Flame has asked for the wisdom of the Perl Monks concerning the following question:

Is there some way to declare a custom attribute inline?

For example: sub mysub($) : modifies { }.

My goal is to be able to tell myself that a sub I didn't necessaraly write wants a reference, without attempting to use the prototype for more than detecting the number of arguments. In this case, I would use prototype() and attributes::get() to determine that it needs one argument, and it needs to be able to modify the original, hence, needs a reference. If anyone can suggest a better way, please do so.

Whenever I attempt to follow the example posted above, perl rejects the attribute as invalid... which it is... but it is only invalid because it isn't a built-in, the syntax is acceptable...



My code doesn't have bugs, it just develops random features.

Flame ~ Lead Programmer: GMS (DOWN) | GMS (DOWN)

Replies are listed 'Best First'.
Re: custom attribute?
by chromatic (Archbishop) on Jan 28, 2003 at 06:26 UTC

    Are you looking for Attribute::Handlers? I'm not sure I understand your question, but that's by far the easiest way to declare your own attributes.

Re: custom attribute?
by diotalevi (Canon) on Jan 28, 2003 at 13:00 UTC

    I'm interested but I'm not sure what you're asking for. Can you elaborate? Also, I see you playing with prototypes alot these days. Have you read Tom Christiansen's FMTEYEWK Prototypes in Perl? In general it works out that prototypes just don't work for parameter validation. If you want that then you ought to check out Params::Validate and solve the problem the right way.


    Seeking Green geeks in Minnesota

      In this case I'm not really using the prototype. It's behaving more like a counter than anything else. I use the prototype function to read it and determine how many arguments to send... no more. The attribute I'm trying to set is to tell me weather or not the sub being delcared needs references instead of just data.



      My code doesn't have bugs, it just develops random features.

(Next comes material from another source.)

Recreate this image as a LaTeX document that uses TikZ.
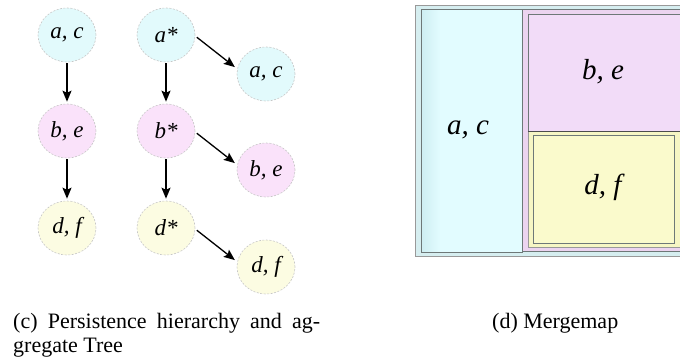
\documentclass[tikz,border=0pt]{standalone}
\usepackage{fontspec}
\setmainfont{Liberation Serif}
\usetikzlibrary{shapes.geometric,arrows.meta}
\definecolor{cyanF}{RGB}{226,250,252}
\definecolor{pinkF}{RGB}{250,226,250}
\definecolor{yellowF}{RGB}{252,252,226}
\definecolor{mmOuter}{RGB}{214,238,240}
\definecolor{mmCyan}{RGB}{226,252,255}
\definecolor{mmCyanD}{RGB}{206,238,242}
\definecolor{mmPinkOuter}{RGB}{236,212,240}
\definecolor{mmPink}{RGB}{242,220,248}
\definecolor{mmYellowOuter}{RGB}{246,246,196}
\definecolor{mmYellow}{RGB}{250,250,204}
\definecolor{mmLine}{RGB}{110,120,120}
\begin{document}
\begin{tikzpicture}[x=1pt,y=-1pt,
  blob/.style={ellipse, minimum width=58pt, minimum height=54pt, inner sep=0pt,
    draw=black!22, dash pattern=on 2pt off 1.5pt, line width=0.6pt,
    font=\fontsize{23}{26}\selectfont\itshape},
  arr/.style={-{Stealth[length=11pt,width=9pt,inset=2pt]}, line width=1.3pt},
  mmbox/.style={draw=mmLine, line width=0.8pt},
  mmlabel/.style={font=\fontsize{29}{32}\selectfont\itshape},
  captext/.style={inner sep=0pt, font=\fontsize{22}{25}\selectfont}]
\useasboundingbox (0,0) rectangle (680,362);
\clip (0,0) rectangle (680,362);

% persistence hierarchy
\node[blob, fill=cyanF]   (ac1) at (67,35)  {a, c};
\node[blob, fill=pinkF]   (be1) at (67,131) {b, e};
\node[blob, fill=yellowF] (df1) at (67,228) {d, f};
\draw[arr, shorten <=1pt, shorten >=2pt] (ac1) -- (be1);
\draw[arr, shorten <=1pt, shorten >=2pt] (be1) -- (df1);

% aggregate tree
\node[blob, fill=cyanF]   (as) at (166,35)  {a*};
\node[blob, fill=pinkF]   (bs) at (166,131) {b*};
\node[blob, fill=yellowF] (ds) at (166,228) {d*};
\node[blob, fill=cyanF]   (ac2) at (266,74)  {a, c};
\node[blob, fill=pinkF]   (be2) at (266,170) {b, e};
\node[blob, fill=yellowF] (df2) at (266,267) {d, f};
\draw[arr, shorten <=1pt, shorten >=2pt] (as) -- (bs);
\draw[arr, shorten <=1pt, shorten >=2pt] (bs) -- (ds);
\draw[arr, shorten <=2pt, shorten >=3pt] (as.-2) -- (ac2.170);
\draw[arr, shorten <=2pt, shorten >=3pt] (bs.-2) -- (be2.170);
\draw[arr, shorten <=2pt, shorten >=3pt] (ds.-2) -- (df2.170);

% mergemap
\filldraw[fill=mmOuter, draw=black!40, line width=0.8pt] (415,5) rectangle (700,256);
\fill[mmCyan] (421,9) rectangle (522,252);
\shade[left color=mmCyanD, right color=mmCyan] (421,9) rectangle (440,252);
\draw[mmbox] (421,9) rectangle (522,252);
\filldraw[mmbox, fill=mmPinkOuter] (522,9) rectangle (700,251);
\filldraw[mmbox, fill=mmPink] (528,14) rectangle (700,131);
\filldraw[draw=black!40, line width=0.8pt, fill=mmYellowOuter] (528,131) rectangle (700,247);
\filldraw[mmbox, fill=mmYellow] (533,135) rectangle (674,243);
\draw[black!70, line width=1pt] (528,131) -- (700,131);
\node[mmlabel] (mac) at (468,130) {a, c};
\node[mmlabel] (mbe) at (603,72) {b, e};
\node[mmlabel] (mdf) at (603,187) {d, f};

% captions
\node[captext, anchor=base west] (capc1) at (13,328) {\makebox[307pt][s]{(c) Persistence hierarchy and ag-}};
\node[captext, anchor=base west] (capc2) at (13,352) {gregate Tree};
\node[captext, anchor=base west] (capd) at (492,328) {(d) Mergemap};
\end{tikzpicture}
\end{document}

      Flame ~ Lead Programmer: GMS (DOWN) | GMS (DOWN)

Re: custom attribute? (wrong channel)
by tye (Sage) on Jan 28, 2003 at 18:09 UTC

    You are using subroutine prototypes to convey a count. Since you are looking up the prototype you must be building the argument list dynamically which means you are also bypassing the prototype (or using eval which is probably worse). So it seems you are misusing the prototype.

    Now you want to put an attribute on the subroutine just so you can check for it. I think these both sound like you are fixated on using a specific channel for conveying information and you should consider alternatives.

    You could convey the number of arguments by how many letters in the subroutine name and use uppercase if you want a reference and lower case if not. (just to give you an exagerated idea of how your current plan sounds to me)

    Another alternative would be to have the subroutine return the meta information when you call it with no arguments:

    sub mysub { return -4 unless @_; my( $svA, $svB, $svC, $svD )= @_; ... }
    meaning it wants 4 arguments that are references.

    Good luck with your attributes problem. I did a quick look in perlsub which pointed to the documentation for attributes.pm which mentions doing custom attributes, so perhaps you should just go read that.

                    - tye
      Thanks for the advice tye. The problem is, I don't actually call the sub by name, I work with references, many of which are anonymous to begin with (declared inline). This is suppost to be a part of the custom tests option mentioned here: Data Validation Tests



      My code doesn't have bugs, it just develops random features.

      Flame ~ Lead Programmer: GMS (DOWN) | GMS (DOWN)

        The "suggestion" on using subroutine name was facetious, meant to illustrate another example of an inappropriate channel.